Off shore, luoghi a delinquere
“Esperto di paradisi fiscali”. La battuta del governatore della Banca d'Italia, Fazio, su Giulio Tremonti, superministro dell'Economia del governo Berlusconi ha fatto il giro del mondo. Ma il problema dei paradisi fiscali (offshore) non riguarda solo l'Italia. Prima dell'11 settembre la battaglia contro questi “luoghi a delinquere” era stata lanciata da Attac e dai movimenti che contestano la globalizzazione neoliberista (ma la necessità di “normare” i paradisi fiscali era sostenuta anche dall'Ocse, l'Organizzazione per la cooperazione e lo sviluppo economici). Dopo l'11 settembre e la guerra al terrorismo anche i governi si sono svegliati. Ma, come ben si vede, l'obiettivo della trasparenza dei mercati finanziari resta, per industria e finanza, un obiettivo “non strategico”. Anzi.!!pagebreak!!
I più grandi nel mondo
Statunitensi in ascesa, giapponesi in declino, europee che si barcamenano.

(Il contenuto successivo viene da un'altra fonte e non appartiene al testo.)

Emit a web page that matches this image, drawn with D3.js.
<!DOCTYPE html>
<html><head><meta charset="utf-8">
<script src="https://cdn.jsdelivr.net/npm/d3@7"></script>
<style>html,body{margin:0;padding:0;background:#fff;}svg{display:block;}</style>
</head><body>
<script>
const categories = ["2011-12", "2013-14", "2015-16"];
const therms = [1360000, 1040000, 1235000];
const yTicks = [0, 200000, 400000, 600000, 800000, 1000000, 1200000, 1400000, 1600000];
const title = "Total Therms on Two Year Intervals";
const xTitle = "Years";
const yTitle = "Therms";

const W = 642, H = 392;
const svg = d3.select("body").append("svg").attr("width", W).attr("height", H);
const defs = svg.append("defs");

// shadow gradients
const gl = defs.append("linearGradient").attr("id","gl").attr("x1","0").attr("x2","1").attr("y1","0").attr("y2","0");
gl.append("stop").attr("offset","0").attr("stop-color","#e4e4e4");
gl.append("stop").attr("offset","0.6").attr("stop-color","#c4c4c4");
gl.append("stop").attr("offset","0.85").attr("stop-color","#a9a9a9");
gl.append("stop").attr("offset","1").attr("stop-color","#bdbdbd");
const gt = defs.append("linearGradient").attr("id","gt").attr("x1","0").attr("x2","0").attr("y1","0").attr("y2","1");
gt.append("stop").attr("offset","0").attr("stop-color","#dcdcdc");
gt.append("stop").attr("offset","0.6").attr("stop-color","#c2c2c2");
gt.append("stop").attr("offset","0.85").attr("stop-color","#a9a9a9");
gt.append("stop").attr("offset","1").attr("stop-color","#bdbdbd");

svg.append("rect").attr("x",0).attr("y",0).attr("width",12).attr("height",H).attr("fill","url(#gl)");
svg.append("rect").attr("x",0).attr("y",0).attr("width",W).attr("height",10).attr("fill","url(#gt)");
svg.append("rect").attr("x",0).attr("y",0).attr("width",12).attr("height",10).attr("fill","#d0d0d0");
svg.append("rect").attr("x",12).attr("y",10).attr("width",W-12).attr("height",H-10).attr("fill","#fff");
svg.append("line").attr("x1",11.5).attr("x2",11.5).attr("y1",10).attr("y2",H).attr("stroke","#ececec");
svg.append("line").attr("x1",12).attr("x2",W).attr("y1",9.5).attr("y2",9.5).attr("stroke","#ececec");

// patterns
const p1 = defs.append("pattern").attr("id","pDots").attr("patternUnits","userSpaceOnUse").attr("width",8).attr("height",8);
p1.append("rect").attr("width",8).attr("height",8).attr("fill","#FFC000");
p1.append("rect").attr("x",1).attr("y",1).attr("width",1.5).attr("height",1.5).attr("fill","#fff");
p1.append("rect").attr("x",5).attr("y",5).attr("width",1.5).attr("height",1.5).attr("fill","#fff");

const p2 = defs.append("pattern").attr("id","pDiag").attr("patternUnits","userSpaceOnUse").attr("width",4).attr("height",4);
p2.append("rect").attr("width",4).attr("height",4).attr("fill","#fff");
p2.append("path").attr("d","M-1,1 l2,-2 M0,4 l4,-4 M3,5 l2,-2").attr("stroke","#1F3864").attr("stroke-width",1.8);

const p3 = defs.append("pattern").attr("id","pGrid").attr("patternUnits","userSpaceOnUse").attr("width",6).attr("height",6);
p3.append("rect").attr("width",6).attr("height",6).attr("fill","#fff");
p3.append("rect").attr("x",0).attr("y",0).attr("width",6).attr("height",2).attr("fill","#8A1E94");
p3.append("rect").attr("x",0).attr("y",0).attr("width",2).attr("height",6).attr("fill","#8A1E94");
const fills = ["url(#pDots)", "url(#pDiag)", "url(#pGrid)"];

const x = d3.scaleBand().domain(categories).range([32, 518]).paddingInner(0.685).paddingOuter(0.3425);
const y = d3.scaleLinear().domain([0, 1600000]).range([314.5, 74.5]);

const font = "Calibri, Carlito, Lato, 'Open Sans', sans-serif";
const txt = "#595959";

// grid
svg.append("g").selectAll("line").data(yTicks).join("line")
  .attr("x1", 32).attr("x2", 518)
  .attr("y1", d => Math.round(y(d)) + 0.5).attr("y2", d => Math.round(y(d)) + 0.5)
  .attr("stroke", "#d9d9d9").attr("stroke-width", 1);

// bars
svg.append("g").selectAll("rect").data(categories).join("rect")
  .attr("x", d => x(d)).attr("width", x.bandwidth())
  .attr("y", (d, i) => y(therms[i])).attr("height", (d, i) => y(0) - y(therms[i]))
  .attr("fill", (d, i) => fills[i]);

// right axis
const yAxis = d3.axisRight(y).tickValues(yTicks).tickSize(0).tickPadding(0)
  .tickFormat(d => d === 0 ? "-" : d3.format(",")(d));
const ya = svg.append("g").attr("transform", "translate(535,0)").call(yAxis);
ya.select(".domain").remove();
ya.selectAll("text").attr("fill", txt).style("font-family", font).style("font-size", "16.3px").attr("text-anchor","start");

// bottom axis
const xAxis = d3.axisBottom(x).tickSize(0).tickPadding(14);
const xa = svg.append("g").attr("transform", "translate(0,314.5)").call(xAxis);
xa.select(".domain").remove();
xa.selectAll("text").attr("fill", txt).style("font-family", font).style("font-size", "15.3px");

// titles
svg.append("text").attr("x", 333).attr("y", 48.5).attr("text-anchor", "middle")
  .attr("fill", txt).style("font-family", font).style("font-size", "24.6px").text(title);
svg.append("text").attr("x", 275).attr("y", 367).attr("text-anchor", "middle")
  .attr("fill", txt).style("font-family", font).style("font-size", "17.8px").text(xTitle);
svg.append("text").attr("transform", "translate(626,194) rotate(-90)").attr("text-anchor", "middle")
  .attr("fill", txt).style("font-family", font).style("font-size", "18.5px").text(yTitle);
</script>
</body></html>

È la fotografia delle maggiori banche mondiali pubblicata, come ogni anno, da The Banker, il mensile del Financial Times. Ma la tendenza che prevale è quella alla concentrazione.
Le prime 25 banche del pianeta raggruppano il 38,1% delle attività bancarie totali (era il 36,9% l'anno precedente) e il 34,35% del capitale proprio.

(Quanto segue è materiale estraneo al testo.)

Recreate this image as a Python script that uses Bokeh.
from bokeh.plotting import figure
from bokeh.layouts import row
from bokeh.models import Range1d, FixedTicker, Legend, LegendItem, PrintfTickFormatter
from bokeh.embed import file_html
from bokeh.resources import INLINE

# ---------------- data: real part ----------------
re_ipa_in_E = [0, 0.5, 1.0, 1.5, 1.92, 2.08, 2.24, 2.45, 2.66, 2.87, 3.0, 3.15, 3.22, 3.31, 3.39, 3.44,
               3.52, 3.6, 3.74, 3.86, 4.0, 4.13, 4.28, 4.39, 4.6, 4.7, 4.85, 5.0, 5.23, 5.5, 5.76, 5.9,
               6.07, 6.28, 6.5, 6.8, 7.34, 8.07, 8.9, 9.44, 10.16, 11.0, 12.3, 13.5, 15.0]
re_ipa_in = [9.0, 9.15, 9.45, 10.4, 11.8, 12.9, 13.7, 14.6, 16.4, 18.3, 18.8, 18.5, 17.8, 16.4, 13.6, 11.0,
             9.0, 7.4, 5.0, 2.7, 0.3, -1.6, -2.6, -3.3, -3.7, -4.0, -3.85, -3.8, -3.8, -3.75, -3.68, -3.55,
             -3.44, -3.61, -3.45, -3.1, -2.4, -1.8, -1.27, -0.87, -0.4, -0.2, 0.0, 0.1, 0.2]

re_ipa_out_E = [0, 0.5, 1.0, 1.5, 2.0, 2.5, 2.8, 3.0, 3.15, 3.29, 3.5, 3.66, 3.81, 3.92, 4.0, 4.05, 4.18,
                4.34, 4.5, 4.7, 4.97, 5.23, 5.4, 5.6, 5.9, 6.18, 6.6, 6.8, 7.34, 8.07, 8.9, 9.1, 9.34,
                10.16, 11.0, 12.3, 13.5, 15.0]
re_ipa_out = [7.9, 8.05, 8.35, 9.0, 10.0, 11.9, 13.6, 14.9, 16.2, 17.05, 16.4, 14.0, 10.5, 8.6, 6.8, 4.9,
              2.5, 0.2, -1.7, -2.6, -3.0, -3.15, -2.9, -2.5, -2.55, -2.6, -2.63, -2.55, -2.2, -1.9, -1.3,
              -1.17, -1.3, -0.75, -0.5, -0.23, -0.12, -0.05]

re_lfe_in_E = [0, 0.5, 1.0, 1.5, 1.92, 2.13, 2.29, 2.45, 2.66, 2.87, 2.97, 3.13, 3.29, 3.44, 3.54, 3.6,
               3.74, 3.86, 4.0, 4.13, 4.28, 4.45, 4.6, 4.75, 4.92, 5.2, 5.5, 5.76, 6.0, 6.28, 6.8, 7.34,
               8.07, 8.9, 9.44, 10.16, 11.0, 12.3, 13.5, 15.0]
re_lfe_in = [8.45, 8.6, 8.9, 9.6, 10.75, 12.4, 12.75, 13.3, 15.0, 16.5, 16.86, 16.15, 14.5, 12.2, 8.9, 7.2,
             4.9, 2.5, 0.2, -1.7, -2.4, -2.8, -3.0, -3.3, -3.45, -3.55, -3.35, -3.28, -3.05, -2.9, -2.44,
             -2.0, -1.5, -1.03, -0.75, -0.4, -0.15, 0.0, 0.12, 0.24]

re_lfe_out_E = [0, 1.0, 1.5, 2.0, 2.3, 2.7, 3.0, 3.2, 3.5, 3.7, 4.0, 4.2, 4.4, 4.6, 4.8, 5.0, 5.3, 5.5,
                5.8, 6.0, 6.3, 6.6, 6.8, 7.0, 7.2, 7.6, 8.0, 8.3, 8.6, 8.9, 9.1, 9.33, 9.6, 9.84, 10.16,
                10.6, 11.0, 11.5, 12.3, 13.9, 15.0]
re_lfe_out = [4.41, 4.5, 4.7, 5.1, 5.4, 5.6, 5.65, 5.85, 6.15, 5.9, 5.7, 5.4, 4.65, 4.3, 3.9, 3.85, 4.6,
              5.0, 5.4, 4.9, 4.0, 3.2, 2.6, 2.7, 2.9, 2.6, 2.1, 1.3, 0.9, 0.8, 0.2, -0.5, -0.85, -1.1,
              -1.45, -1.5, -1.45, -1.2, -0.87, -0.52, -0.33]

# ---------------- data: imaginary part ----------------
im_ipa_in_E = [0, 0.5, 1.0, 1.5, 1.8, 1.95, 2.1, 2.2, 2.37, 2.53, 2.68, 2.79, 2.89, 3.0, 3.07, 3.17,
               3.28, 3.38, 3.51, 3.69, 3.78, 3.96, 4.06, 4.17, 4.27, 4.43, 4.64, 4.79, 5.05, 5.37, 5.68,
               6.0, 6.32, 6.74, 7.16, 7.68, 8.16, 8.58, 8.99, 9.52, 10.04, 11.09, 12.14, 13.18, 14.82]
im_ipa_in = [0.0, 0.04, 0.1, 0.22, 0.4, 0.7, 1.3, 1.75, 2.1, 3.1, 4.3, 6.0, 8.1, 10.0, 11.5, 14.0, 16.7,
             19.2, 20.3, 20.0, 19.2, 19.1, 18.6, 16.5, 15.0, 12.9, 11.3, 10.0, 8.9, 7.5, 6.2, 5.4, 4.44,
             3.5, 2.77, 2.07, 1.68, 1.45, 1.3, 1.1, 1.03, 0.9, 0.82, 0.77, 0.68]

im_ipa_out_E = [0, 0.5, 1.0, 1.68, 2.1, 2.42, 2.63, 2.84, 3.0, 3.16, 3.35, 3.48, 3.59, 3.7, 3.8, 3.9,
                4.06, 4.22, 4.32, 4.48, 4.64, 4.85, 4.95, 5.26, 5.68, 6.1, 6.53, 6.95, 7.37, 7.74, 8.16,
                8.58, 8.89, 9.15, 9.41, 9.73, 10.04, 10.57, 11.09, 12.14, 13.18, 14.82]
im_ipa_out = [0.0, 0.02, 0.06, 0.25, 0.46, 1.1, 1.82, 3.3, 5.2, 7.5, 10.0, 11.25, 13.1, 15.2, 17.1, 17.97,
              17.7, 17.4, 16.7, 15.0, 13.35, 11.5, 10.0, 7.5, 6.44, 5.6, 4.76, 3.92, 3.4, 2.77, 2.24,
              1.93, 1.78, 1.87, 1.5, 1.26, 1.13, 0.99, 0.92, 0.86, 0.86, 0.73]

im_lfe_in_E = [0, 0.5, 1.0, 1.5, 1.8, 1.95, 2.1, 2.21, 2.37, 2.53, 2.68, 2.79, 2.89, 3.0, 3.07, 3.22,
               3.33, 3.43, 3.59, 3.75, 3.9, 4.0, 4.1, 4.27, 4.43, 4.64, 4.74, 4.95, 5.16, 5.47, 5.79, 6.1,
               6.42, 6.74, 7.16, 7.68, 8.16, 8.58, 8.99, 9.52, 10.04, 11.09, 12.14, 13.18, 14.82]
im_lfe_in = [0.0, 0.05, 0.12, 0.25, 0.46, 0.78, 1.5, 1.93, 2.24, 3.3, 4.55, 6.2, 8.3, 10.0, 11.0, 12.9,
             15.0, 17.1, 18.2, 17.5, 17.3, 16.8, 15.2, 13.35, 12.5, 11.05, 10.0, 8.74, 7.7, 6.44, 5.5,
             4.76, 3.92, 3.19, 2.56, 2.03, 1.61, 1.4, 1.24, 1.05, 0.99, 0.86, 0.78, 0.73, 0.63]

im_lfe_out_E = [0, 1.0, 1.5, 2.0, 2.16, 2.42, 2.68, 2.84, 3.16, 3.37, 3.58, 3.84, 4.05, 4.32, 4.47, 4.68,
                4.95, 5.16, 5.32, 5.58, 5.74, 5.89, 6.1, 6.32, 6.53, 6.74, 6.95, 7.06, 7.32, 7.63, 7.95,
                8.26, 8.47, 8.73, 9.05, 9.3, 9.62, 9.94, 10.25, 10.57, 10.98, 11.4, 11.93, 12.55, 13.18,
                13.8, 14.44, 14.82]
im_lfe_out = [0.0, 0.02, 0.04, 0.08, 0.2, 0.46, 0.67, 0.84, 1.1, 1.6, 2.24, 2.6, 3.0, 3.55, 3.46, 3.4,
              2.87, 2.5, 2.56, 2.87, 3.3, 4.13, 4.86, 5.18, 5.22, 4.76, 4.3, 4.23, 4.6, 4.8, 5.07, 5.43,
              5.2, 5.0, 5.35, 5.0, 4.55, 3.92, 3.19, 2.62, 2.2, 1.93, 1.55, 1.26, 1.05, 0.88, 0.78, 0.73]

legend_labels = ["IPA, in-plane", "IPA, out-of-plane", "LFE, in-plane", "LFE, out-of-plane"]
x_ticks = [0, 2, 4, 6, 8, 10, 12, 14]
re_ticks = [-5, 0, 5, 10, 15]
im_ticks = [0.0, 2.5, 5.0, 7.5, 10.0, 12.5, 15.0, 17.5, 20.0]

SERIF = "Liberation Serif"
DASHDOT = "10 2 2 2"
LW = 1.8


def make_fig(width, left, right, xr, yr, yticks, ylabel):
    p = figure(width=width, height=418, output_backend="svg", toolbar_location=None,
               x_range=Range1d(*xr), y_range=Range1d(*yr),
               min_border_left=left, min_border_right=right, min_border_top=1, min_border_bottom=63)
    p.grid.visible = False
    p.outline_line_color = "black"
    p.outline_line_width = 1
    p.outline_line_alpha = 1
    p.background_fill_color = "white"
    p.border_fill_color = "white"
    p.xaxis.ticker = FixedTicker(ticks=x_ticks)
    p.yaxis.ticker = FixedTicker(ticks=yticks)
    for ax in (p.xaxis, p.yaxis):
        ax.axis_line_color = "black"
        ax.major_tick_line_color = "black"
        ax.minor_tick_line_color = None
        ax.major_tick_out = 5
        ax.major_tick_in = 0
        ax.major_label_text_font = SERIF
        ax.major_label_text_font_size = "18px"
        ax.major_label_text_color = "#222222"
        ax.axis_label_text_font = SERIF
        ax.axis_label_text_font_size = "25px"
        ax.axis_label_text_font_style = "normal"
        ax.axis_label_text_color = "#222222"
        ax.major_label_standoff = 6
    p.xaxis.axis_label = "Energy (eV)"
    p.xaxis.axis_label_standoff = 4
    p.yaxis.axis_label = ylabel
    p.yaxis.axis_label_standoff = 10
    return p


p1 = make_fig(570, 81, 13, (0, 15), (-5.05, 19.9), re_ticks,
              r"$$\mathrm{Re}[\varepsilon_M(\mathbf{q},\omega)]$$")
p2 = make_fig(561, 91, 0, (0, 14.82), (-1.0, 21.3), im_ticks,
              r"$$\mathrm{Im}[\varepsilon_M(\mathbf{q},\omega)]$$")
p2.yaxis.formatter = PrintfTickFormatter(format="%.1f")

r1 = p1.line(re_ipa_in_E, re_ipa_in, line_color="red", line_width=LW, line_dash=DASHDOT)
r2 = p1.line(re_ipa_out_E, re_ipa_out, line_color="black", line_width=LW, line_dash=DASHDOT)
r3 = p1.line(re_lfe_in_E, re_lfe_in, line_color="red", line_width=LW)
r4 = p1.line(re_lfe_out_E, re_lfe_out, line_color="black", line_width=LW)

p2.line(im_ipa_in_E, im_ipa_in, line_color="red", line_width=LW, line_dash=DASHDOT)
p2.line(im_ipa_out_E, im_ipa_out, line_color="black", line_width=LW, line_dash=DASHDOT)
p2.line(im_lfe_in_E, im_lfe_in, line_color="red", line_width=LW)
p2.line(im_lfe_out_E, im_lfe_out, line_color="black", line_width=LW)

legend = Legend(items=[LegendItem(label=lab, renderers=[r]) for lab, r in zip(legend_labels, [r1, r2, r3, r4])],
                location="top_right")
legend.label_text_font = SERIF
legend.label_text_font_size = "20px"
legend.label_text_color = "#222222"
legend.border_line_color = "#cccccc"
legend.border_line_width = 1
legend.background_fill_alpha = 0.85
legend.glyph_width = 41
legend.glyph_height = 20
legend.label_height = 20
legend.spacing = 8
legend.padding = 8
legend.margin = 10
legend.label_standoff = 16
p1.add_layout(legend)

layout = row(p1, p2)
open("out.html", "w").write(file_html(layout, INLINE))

Al primo posto incontrastata Citigroup, la più grande banca nel mondo per capitale proprio (59 miliardi di dollari), capitalizzazione di Borsa (234 miliardi), attività (1.097 miliardi) e profitti, quasi 23 miliardi pari al 38,8% del capitale.
Altri cinque istituti di credito Usa sono tra le prime 25 banche mondiali: la Bank of America, seconda per capitale proprio, Jp Morgan, Bank One, Wells Fargo e Wachovia.
Viceversa sono in calo, e in perdita, le banche giapponesi, prima tra tutte Mizuho, leader fino all'anno precedente per attività totali.
Oggi ci sono quattro istituti giapponesi tra i primi 25, mentre dieci anni fa erano 11 su 25, di cui 6 ai primi posti. Tra le banche in crescita, la Royal Bank of Scotland, nuova entrata tra le prime dieci per profitti e per capitale proprio.
Restano in auge la britannica Hsbc, seconda per capitalizzazione di Borsa con 133 miliardi di dollari, la svizzera Ubs, terza per attività complessive con 852 miliardi, e la francese Crédit Agricole, principale azionista di Intesa, il maggiore gruppo bancario italiano.
Più debole invece la tedesca HypoVereinsbank e le due principali banche cinesi, Bank of China e Icbc.